Once we establish that the node's source code is secure, how do we know that the binary running inside the enclave was compiled from that source? Lexe's node binary has a reproducible build: anyone can clone Lexe's repository, compile the source locally, and compare the resulting binary to the published node binary to verify they match.
Lastly, how do we know the enclave is running the verified node binary? This is done through remote attestation, where the enclave produces a hardware-backed proof that it's running a particular program. A key fused into the CPU, inaccessible to server administrators, signs this proof. The proof is transmitted to the end user, and the user's mobile client verifies it before sharing sensitive information—such as the user's root seed—over an end-to-end encrypted channel that terminates inside the enclave.
Lexe gives Lightning a chance
The result is a self-custodial, always-online Lightning node and wallet where users can send and receive payments 24/7. Lexe hosts users' nodes for free, so the only costs for Lexe users are Lightning routing fees and payments for inbound liquidity. With Lexe's wallet, we have a Lightning product that can compete with custodial providers on both UX and cost, while adhering to the Bitcoin ethos of preserving self-custody.
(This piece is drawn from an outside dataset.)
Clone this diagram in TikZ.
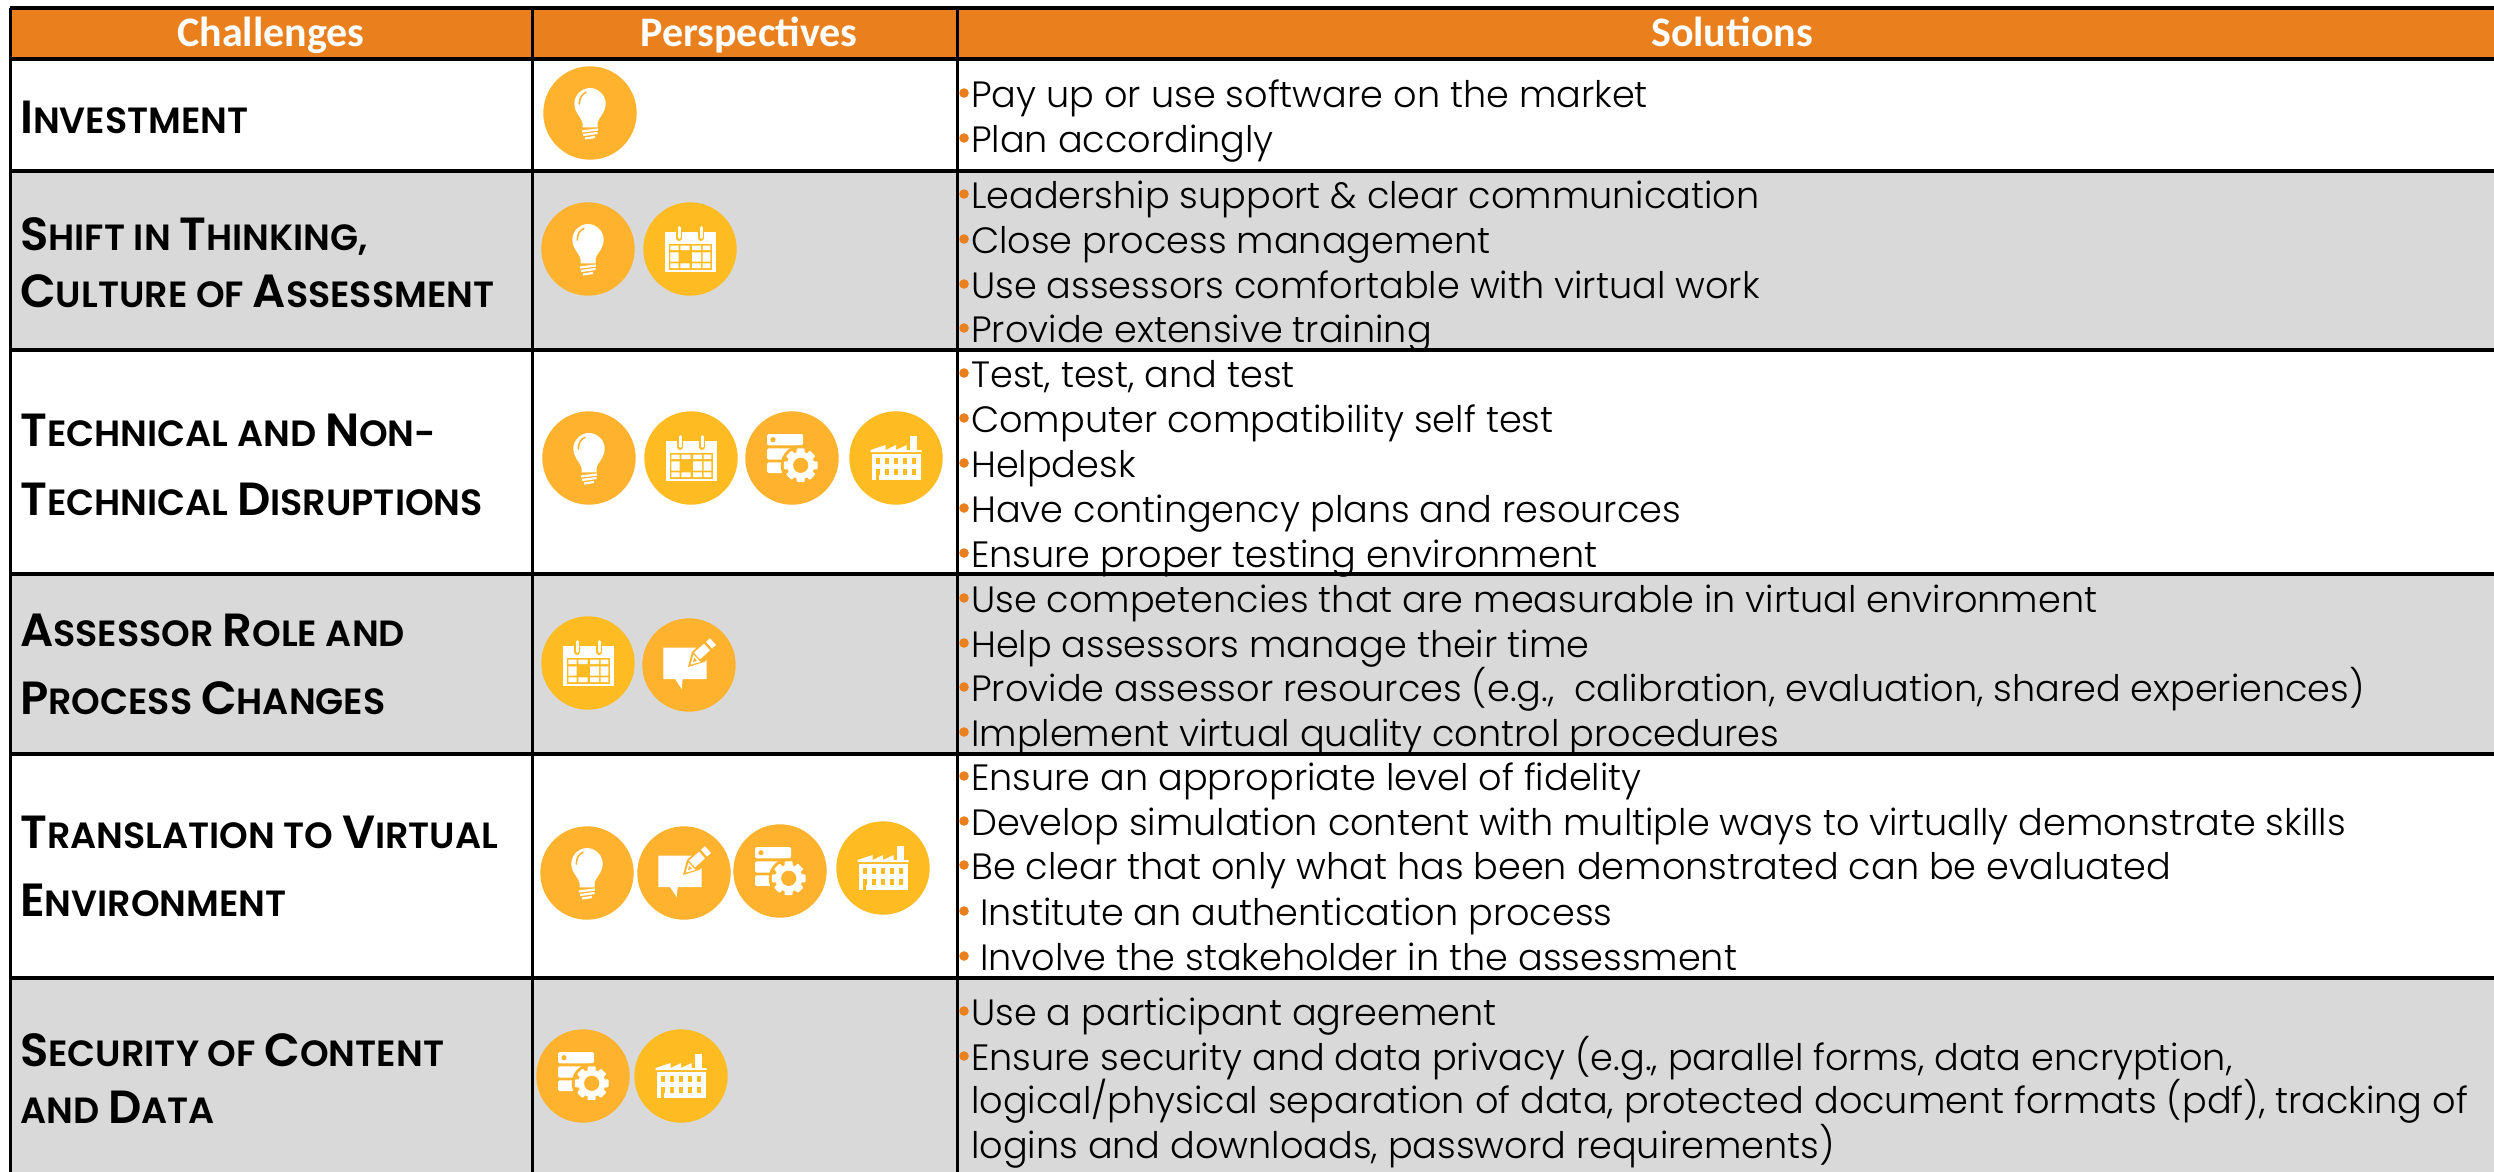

We return once again to the question: "Why hasn't Lightning taken off yet, in 2025?" Lexe's thesis is that Lightning has never had a fair chance. Whether it's the hassle of running your own node, the offline receive problem, or the loss of self-sovereignty, Lightning users have always had to give something up to access the payment network that promised to bring Bitcoin to the masses. With Lexe's approach, Lightning now has a chance: no more major technical roadblocks to providing a seamless UX. If more companies develop similar innovations or build on Lexe itself, our collective efforts could help establish Lightning as the primary payment rail for a hyperbitcoinized future.